Task to complete:
Write out the full listing again, exactly as it stands.

Entries with chart source code
——

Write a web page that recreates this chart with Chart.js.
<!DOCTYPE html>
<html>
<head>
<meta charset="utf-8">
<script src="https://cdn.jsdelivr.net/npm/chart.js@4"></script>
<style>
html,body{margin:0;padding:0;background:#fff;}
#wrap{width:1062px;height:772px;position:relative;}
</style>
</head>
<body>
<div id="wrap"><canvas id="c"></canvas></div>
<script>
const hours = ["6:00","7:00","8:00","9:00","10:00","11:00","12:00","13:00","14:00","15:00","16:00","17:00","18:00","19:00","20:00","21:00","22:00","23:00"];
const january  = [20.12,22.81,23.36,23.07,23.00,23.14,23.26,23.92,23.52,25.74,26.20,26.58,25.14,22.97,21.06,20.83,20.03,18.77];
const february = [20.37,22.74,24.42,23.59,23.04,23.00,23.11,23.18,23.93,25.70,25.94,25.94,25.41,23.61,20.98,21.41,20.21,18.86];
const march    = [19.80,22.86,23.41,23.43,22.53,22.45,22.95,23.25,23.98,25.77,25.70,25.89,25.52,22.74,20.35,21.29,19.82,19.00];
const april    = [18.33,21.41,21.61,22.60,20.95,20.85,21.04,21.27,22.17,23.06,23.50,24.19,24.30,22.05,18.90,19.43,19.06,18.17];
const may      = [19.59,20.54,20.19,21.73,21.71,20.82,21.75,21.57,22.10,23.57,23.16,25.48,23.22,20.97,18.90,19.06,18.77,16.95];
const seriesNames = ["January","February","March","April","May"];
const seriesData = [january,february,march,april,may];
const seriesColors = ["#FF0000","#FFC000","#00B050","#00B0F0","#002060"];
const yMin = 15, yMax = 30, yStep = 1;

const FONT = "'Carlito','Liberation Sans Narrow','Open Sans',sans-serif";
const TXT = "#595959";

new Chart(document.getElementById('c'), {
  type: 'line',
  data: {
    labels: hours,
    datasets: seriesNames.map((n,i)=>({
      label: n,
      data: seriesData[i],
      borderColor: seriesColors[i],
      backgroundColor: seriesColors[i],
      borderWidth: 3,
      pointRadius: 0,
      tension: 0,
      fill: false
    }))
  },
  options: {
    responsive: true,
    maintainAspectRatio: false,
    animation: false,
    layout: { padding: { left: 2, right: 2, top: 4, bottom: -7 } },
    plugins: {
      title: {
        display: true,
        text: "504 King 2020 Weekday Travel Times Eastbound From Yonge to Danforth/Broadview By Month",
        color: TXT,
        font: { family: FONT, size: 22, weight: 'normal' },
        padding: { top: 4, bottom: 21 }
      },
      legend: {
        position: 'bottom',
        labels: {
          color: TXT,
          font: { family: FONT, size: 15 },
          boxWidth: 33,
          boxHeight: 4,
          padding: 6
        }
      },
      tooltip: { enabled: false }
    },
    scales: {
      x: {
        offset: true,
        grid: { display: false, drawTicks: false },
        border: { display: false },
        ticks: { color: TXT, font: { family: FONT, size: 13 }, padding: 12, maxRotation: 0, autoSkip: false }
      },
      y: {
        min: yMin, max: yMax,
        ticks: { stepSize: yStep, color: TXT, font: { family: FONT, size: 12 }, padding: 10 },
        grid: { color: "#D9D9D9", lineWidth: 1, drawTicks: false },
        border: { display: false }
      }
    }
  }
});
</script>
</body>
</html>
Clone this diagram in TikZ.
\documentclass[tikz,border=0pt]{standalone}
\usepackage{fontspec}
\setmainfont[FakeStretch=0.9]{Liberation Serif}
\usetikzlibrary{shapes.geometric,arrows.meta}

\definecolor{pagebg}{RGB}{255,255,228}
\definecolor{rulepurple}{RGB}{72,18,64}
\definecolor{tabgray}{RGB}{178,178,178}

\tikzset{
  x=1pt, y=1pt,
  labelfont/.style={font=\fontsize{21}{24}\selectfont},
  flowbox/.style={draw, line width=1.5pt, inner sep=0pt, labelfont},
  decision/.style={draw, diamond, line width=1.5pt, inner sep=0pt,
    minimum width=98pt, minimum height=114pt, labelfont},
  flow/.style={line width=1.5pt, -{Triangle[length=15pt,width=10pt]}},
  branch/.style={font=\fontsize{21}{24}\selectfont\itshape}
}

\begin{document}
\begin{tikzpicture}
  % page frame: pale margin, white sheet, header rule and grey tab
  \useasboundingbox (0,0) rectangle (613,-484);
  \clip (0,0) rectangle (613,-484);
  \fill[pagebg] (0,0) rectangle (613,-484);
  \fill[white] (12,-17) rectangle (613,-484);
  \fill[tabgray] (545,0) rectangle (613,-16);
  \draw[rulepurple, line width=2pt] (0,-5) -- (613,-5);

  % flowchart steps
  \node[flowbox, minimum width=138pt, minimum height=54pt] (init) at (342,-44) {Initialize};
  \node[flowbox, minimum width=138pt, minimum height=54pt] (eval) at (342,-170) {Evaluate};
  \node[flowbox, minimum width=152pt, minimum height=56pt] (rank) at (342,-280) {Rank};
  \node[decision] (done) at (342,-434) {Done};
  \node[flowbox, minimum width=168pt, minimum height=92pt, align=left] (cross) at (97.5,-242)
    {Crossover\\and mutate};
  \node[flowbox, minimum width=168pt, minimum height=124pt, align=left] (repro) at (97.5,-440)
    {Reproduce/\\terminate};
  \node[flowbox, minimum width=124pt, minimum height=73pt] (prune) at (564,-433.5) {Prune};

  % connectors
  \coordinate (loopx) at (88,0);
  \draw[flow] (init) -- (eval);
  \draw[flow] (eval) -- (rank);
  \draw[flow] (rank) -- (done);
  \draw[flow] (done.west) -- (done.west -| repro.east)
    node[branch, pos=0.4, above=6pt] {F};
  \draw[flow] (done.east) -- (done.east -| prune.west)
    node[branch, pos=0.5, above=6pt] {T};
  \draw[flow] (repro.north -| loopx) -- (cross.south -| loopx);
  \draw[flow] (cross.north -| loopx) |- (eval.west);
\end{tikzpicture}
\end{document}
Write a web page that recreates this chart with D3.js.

——

Answer:
Write a web page that recreates this chart with Chart.js.
<!DOCTYPE html>
<html>
<head>
<meta charset="utf-8">
<script src="https://cdn.jsdelivr.net/npm/chart.js@4"></script>
<style>
html,body{margin:0;padding:0;background:#fff;}
#wrap{width:1062px;height:772px;position:relative;}
</style>
</head>
<body>
<div id="wrap"><canvas id="c"></canvas></div>
<script>
const hours = ["6:00","7:00","8:00","9:00","10:00","11:00","12:00","13:00","14:00","15:00","16:00","17:00","18:00","19:00","20:00","21:00","22:00","23:00"];
const january  = [20.12,22.81,23.36,23.07,23.00,23.14,23.26,23.92,23.52,25.74,26.20,26.58,25.14,22.97,21.06,20.83,20.03,18.77];
const february = [20.37,22.74,24.42,23.59,23.04,23.00,23.11,23.18,23.93,25.70,25.94,25.94,25.41,23.61,20.98,21.41,20.21,18.86];
const march    = [19.80,22.86,23.41,23.43,22.53,22.45,22.95,23.25,23.98,25.77,25.70,25.89,25.52,22.74,20.35,21.29,19.82,19.00];
const april    = [18.33,21.41,21.61,22.60,20.95,20.85,21.04,21.27,22.17,23.06,23.50,24.19,24.30,22.05,18.90,19.43,19.06,18.17];
const may      = [19.59,20.54,20.19,21.73,21.71,20.82,21.75,21.57,22.10,23.57,23.16,25.48,23.22,20.97,18.90,19.06,18.77,16.95];
const seriesNames = ["January","February","March","April","May"];
const seriesData = [january,february,march,april,may];
const seriesColors = ["#FF0000","#FFC000","#00B050","#00B0F0","#002060"];
const yMin = 15, yMax = 30, yStep = 1;

const FONT = "'Carlito','Liberation Sans Narrow','Open Sans',sans-serif";
const TXT = "#595959";

new Chart(document.getElementById('c'), {
  type: 'line',
  data: {
    labels: hours,
    datasets: seriesNames.map((n,i)=>({
      label: n,
      data: seriesData[i],
      borderColor: seriesColors[i],
      backgroundColor: seriesColors[i],
      borderWidth: 3,
      pointRadius: 0,
      tension: 0,
      fill: false
    }))
  },
  options: {
    responsive: true,
    maintainAspectRatio: false,
    animation: false,
    layout: { padding: { left: 2, right: 2, top: 4, bottom: -7 } },
    plugins: {
      title: {
        display: true,
        text: "504 King 2020 Weekday Travel Times Eastbound From Yonge to Danforth/Broadview By Month",
        color: TXT,
        font: { family: FONT, size: 22, weight: 'normal' },
        padding: { top: 4, bottom: 21 }
      },
      legend: {
        position: 'bottom',
        labels: {
          color: TXT,
          font: { family: FONT, size: 15 },
          boxWidth: 33,
          boxHeight: 4,
          padding: 6
        }
      },
      tooltip: { enabled: false }
    },
    scales: {
      x: {
        offset: true,
        grid: { display: false, drawTicks: false },
        border: { display: false },
        ticks: { color: TXT, font: { family: FONT, size: 13 }, padding: 12, maxRotation: 0, autoSkip: false }
      },
      y: {
        min: yMin, max: yMax,
        ticks: { stepSize: yStep, color: TXT, font: { family: FONT, size: 12 }, padding: 10 },
        grid: { color: "#D9D9D9", lineWidth: 1, drawTicks: false },
        border: { display: false }
      }
    }
  }
});
</script>
</body>
</html>
Clone this diagram in TikZ.
\documentclass[tikz,border=0pt]{standalone}
\usepackage{fontspec}
\setmainfont[FakeStretch=0.9]{Liberation Serif}
\usetikzlibrary{shapes.geometric,arrows.meta}

\definecolor{pagebg}{RGB}{255,255,228}
\definecolor{rulepurple}{RGB}{72,18,64}
\definecolor{tabgray}{RGB}{178,178,178}

\tikzset{
  x=1pt, y=1pt,
  labelfont/.style={font=\fontsize{21}{24}\selectfont},
  flowbox/.style={draw, line width=1.5pt, inner sep=0pt, labelfont},
  decision/.style={draw, diamond, line width=1.5pt, inner sep=0pt,
    minimum width=98pt, minimum height=114pt, labelfont},
  flow/.style={line width=1.5pt, -{Triangle[length=15pt,width=10pt]}},
  branch/.style={font=\fontsize{21}{24}\selectfont\itshape}
}

\begin{document}
\begin{tikzpicture}
  % page frame: pale margin, white sheet, header rule and grey tab
  \useasboundingbox (0,0) rectangle (613,-484);
  \clip (0,0) rectangle (613,-484);
  \fill[pagebg] (0,0) rectangle (613,-484);
  \fill[white] (12,-17) rectangle (613,-484);
  \fill[tabgray] (545,0) rectangle (613,-16);
  \draw[rulepurple, line width=2pt] (0,-5) -- (613,-5);

  % flowchart steps
  \node[flowbox, minimum width=138pt, minimum height=54pt] (init) at (342,-44) {Initialize};
  \node[flowbox, minimum width=138pt, minimum height=54pt] (eval) at (342,-170) {Evaluate};
  \node[flowbox, minimum width=152pt, minimum height=56pt] (rank) at (342,-280) {Rank};
  \node[decision] (done) at (342,-434) {Done};
  \node[flowbox, minimum width=168pt, minimum height=92pt, align=left] (cross) at (97.5,-242)
    {Crossover\\and mutate};
  \node[flowbox, minimum width=168pt, minimum height=124pt, align=left] (repro) at (97.5,-440)
    {Reproduce/\\terminate};
  \node[flowbox, minimum width=124pt, minimum height=73pt] (prune) at (564,-433.5) {Prune};

  % connectors
  \coordinate (loopx) at (88,0);
  \draw[flow] (init) -- (eval);
  \draw[flow] (eval) -- (rank);
  \draw[flow] (rank) -- (done);
  \draw[flow] (done.west) -- (done.west -| repro.east)
    node[branch, pos=0.4, above=6pt] {F};
  \draw[flow] (done.east) -- (done.east -| prune.west)
    node[branch, pos=0.5, above=6pt] {T};
  \draw[flow] (repro.north -| loopx) -- (cross.south -| loopx);
  \draw[flow] (cross.north -| loopx) |- (eval.west);
\end{tikzpicture}
\end{document}
Write a web page that recreates this chart with D3.js.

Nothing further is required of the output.